• The request:
Print all of the lines exactly. Any picture among them stays out.

• Material:
· · · · · · ·

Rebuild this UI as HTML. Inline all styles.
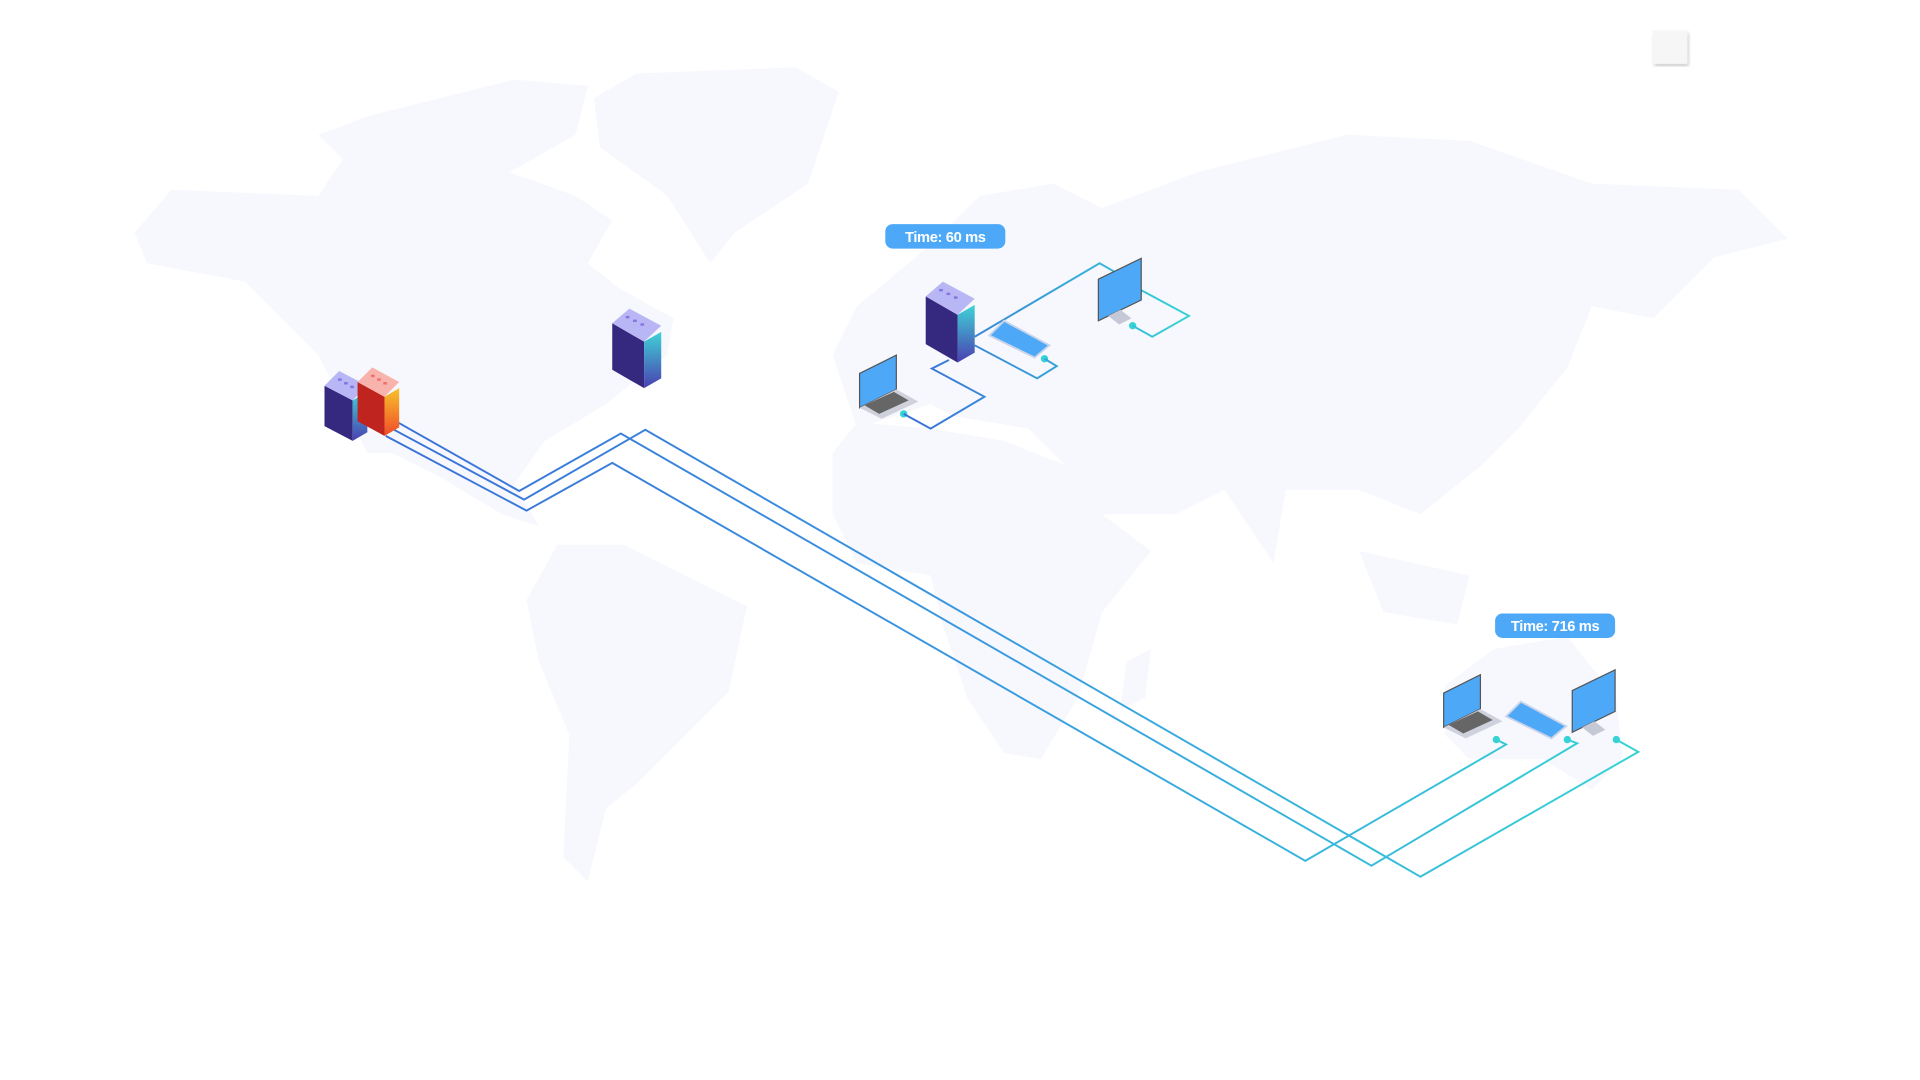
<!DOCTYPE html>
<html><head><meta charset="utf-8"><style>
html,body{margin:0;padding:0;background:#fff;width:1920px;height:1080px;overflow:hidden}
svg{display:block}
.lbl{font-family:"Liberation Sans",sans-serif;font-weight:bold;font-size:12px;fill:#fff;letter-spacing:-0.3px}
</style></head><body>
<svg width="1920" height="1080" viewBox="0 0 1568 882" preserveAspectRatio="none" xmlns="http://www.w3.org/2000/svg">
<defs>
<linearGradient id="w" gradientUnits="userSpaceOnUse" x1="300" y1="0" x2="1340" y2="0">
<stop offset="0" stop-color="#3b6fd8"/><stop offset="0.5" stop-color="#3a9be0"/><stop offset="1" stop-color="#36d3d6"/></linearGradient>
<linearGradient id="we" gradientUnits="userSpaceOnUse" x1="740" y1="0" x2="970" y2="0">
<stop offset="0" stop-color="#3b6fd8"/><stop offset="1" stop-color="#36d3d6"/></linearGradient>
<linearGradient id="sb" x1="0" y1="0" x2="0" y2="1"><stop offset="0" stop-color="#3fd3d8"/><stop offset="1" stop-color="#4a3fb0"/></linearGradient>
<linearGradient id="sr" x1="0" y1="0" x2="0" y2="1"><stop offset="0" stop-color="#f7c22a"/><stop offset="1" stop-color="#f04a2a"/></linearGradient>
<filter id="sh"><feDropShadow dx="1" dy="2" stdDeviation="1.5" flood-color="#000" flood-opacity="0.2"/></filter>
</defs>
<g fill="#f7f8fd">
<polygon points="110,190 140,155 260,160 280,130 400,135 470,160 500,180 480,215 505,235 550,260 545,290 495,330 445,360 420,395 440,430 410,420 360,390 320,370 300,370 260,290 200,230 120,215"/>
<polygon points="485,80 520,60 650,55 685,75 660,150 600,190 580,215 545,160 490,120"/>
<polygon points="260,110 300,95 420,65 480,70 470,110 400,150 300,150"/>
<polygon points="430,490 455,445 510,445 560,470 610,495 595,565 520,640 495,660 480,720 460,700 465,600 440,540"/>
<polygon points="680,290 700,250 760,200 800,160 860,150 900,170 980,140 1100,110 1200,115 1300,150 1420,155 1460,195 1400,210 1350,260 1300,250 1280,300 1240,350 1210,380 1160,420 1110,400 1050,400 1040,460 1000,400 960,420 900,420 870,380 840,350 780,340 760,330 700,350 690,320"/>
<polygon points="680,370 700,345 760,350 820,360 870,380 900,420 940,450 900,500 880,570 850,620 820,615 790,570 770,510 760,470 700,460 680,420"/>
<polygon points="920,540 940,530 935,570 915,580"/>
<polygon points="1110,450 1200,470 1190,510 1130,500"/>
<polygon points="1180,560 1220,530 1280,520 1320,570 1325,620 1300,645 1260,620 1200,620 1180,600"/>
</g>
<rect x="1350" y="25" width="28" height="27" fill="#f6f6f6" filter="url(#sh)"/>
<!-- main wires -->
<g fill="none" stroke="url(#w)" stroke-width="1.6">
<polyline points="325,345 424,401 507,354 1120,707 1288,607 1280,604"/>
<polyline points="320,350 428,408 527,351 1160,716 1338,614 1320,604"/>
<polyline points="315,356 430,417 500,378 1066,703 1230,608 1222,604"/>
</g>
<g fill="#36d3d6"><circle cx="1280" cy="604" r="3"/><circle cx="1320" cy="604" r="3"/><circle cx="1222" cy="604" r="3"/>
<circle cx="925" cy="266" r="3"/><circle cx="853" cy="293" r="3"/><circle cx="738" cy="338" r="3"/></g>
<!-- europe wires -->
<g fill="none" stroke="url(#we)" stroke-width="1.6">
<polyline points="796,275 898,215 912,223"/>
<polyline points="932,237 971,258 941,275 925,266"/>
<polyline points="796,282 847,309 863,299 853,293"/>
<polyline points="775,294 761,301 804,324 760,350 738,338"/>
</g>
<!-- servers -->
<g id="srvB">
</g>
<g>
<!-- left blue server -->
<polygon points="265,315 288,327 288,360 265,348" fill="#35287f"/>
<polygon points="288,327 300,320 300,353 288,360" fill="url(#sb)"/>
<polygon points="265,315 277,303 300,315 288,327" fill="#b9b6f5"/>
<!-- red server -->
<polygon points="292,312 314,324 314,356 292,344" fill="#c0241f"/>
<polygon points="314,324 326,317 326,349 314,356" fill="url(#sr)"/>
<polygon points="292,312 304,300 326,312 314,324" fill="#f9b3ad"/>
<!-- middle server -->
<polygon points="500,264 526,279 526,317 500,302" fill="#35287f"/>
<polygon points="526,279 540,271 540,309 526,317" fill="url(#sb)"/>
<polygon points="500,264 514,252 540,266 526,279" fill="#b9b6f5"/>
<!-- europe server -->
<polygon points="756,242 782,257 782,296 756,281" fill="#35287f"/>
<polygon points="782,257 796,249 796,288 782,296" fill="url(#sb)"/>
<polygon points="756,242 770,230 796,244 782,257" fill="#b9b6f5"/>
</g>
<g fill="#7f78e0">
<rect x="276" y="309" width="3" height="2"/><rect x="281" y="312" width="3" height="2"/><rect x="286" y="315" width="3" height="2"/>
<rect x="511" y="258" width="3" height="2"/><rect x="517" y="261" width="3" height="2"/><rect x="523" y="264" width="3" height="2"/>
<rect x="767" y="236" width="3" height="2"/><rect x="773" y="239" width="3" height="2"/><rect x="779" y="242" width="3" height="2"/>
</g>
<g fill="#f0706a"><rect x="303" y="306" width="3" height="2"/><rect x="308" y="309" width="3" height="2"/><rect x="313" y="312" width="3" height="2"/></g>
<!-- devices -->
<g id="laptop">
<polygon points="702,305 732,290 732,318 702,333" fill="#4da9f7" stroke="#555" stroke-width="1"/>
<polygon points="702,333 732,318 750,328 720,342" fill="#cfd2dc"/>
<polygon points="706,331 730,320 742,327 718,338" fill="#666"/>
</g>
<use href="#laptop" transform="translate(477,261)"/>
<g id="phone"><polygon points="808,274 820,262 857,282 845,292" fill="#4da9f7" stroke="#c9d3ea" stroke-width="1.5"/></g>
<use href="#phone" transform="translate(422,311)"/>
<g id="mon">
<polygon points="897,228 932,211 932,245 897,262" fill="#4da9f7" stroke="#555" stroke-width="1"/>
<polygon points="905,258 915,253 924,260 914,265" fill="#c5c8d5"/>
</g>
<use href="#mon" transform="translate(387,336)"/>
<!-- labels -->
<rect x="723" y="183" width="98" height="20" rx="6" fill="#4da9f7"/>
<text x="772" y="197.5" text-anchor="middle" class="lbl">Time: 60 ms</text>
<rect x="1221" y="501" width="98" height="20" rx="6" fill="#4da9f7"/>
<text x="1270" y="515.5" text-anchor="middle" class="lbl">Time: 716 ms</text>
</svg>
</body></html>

· · · · · · ·

• Written response:
Rebuild this UI as HTML. Inline all styles.
<!DOCTYPE html>
<html><head><meta charset="utf-8"><style>
html,body{margin:0;padding:0;background:#fff;width:1920px;height:1080px;overflow:hidden}
svg{display:block}
.lbl{font-family:"Liberation Sans",sans-serif;font-weight:bold;font-size:12px;fill:#fff;letter-spacing:-0.3px}
</style></head><body>
<svg width="1920" height="1080" viewBox="0 0 1568 882" preserveAspectRatio="none" xmlns="http://www.w3.org/2000/svg">
<defs>
<linearGradient id="w" gradientUnits="userSpaceOnUse" x1="300" y1="0" x2="1340" y2="0">
<stop offset="0" stop-color="#3b6fd8"/><stop offset="0.5" stop-color="#3a9be0"/><stop offset="1" stop-color="#36d3d6"/></linearGradient>
<linearGradient id="we" gradientUnits="userSpaceOnUse" x1="740" y1="0" x2="970" y2="0">
<stop offset="0" stop-color="#3b6fd8"/><stop offset="1" stop-color="#36d3d6"/></linearGradient>
<linearGradient id="sb" x1="0" y1="0" x2="0" y2="1"><stop offset="0" stop-color="#3fd3d8"/><stop offset="1" stop-color="#4a3fb0"/></linearGradient>
<linearGradient id="sr" x1="0" y1="0" x2="0" y2="1"><stop offset="0" stop-color="#f7c22a"/><stop offset="1" stop-color="#f04a2a"/></linearGradient>
<filter id="sh"><feDropShadow dx="1" dy="2" stdDeviation="1.5" flood-color="#000" flood-opacity="0.2"/></filter>
</defs>
<g fill="#f7f8fd">
<polygon points="110,190 140,155 260,160 280,130 400,135 470,160 500,180 480,215 505,235 550,260 545,290 495,330 445,360 420,395 440,430 410,420 360,390 320,370 300,370 260,290 200,230 120,215"/>
<polygon points="485,80 520,60 650,55 685,75 660,150 600,190 580,215 545,160 490,120"/>
<polygon points="260,110 300,95 420,65 480,70 470,110 400,150 300,150"/>
<polygon points="430,490 455,445 510,445 560,470 610,495 595,565 520,640 495,660 480,720 460,700 465,600 440,540"/>
<polygon points="680,290 700,250 760,200 800,160 860,150 900,170 980,140 1100,110 1200,115 1300,150 1420,155 1460,195 1400,210 1350,260 1300,250 1280,300 1240,350 1210,380 1160,420 1110,400 1050,400 1040,460 1000,400 960,420 900,420 870,380 840,350 780,340 760,330 700,350 690,320"/>
<polygon points="680,370 700,345 760,350 820,360 870,380 900,420 940,450 900,500 880,570 850,620 820,615 790,570 770,510 760,470 700,460 680,420"/>
<polygon points="920,540 940,530 935,570 915,580"/>
<polygon points="1110,450 1200,470 1190,510 1130,500"/>
<polygon points="1180,560 1220,530 1280,520 1320,570 1325,620 1300,645 1260,620 1200,620 1180,600"/>
</g>
<rect x="1350" y="25" width="28" height="27" fill="#f6f6f6" filter="url(#sh)"/>
<!-- main wires -->
<g fill="none" stroke="url(#w)" stroke-width="1.6">
<polyline points="325,345 424,401 507,354 1120,707 1288,607 1280,604"/>
<polyline points="320,350 428,408 527,351 1160,716 1338,614 1320,604"/>
<polyline points="315,356 430,417 500,378 1066,703 1230,608 1222,604"/>
</g>
<g fill="#36d3d6"><circle cx="1280" cy="604" r="3"/><circle cx="1320" cy="604" r="3"/><circle cx="1222" cy="604" r="3"/>
<circle cx="925" cy="266" r="3"/><circle cx="853" cy="293" r="3"/><circle cx="738" cy="338" r="3"/></g>
<!-- europe wires -->
<g fill="none" stroke="url(#we)" stroke-width="1.6">
<polyline points="796,275 898,215 912,223"/>
<polyline points="932,237 971,258 941,275 925,266"/>
<polyline points="796,282 847,309 863,299 853,293"/>
<polyline points="775,294 761,301 804,324 760,350 738,338"/>
</g>
<!-- servers -->
<g id="srvB">
</g>
<g>
<!-- left blue server -->
<polygon points="265,315 288,327 288,360 265,348" fill="#35287f"/>
<polygon points="288,327 300,320 300,353 288,360" fill="url(#sb)"/>
<polygon points="265,315 277,303 300,315 288,327" fill="#b9b6f5"/>
<!-- red server -->
<polygon points="292,312 314,324 314,356 292,344" fill="#c0241f"/>
<polygon points="314,324 326,317 326,349 314,356" fill="url(#sr)"/>
<polygon points="292,312 304,300 326,312 314,324" fill="#f9b3ad"/>
<!-- middle server -->
<polygon points="500,264 526,279 526,317 500,302" fill="#35287f"/>
<polygon points="526,279 540,271 540,309 526,317" fill="url(#sb)"/>
<polygon points="500,264 514,252 540,266 526,279" fill="#b9b6f5"/>
<!-- europe server -->
<polygon points="756,242 782,257 782,296 756,281" fill="#35287f"/>
<polygon points="782,257 796,249 796,288 782,296" fill="url(#sb)"/>
<polygon points="756,242 770,230 796,244 782,257" fill="#b9b6f5"/>
</g>
<g fill="#7f78e0">
<rect x="276" y="309" width="3" height="2"/><rect x="281" y="312" width="3" height="2"/><rect x="286" y="315" width="3" height="2"/>
<rect x="511" y="258" width="3" height="2"/><rect x="517" y="261" width="3" height="2"/><rect x="523" y="264" width="3" height="2"/>
<rect x="767" y="236" width="3" height="2"/><rect x="773" y="239" width="3" height="2"/><rect x="779" y="242" width="3" height="2"/>
</g>
<g fill="#f0706a"><rect x="303" y="306" width="3" height="2"/><rect x="308" y="309" width="3" height="2"/><rect x="313" y="312" width="3" height="2"/></g>
<!-- devices -->
<g id="laptop">
<polygon points="702,305 732,290 732,318 702,333" fill="#4da9f7" stroke="#555" stroke-width="1"/>
<polygon points="702,333 732,318 750,328 720,342" fill="#cfd2dc"/>
<polygon points="706,331 730,320 742,327 718,338" fill="#666"/>
</g>
<use href="#laptop" transform="translate(477,261)"/>
<g id="phone"><polygon points="808,274 820,262 857,282 845,292" fill="#4da9f7" stroke="#c9d3ea" stroke-width="1.5"/></g>
<use href="#phone" transform="translate(422,311)"/>
<g id="mon">
<polygon points="897,228 932,211 932,245 897,262" fill="#4da9f7" stroke="#555" stroke-width="1"/>
<polygon points="905,258 915,253 924,260 914,265" fill="#c5c8d5"/>
</g>
<use href="#mon" transform="translate(387,336)"/>
<!-- labels -->
<rect x="723" y="183" width="98" height="20" rx="6" fill="#4da9f7"/>
<text x="772" y="197.5" text-anchor="middle" class="lbl">Time: 60 ms</text>
<rect x="1221" y="501" width="98" height="20" rx="6" fill="#4da9f7"/>
<text x="1270" y="515.5" text-anchor="middle" class="lbl">Time: 716 ms</text>
</svg>
</body></html>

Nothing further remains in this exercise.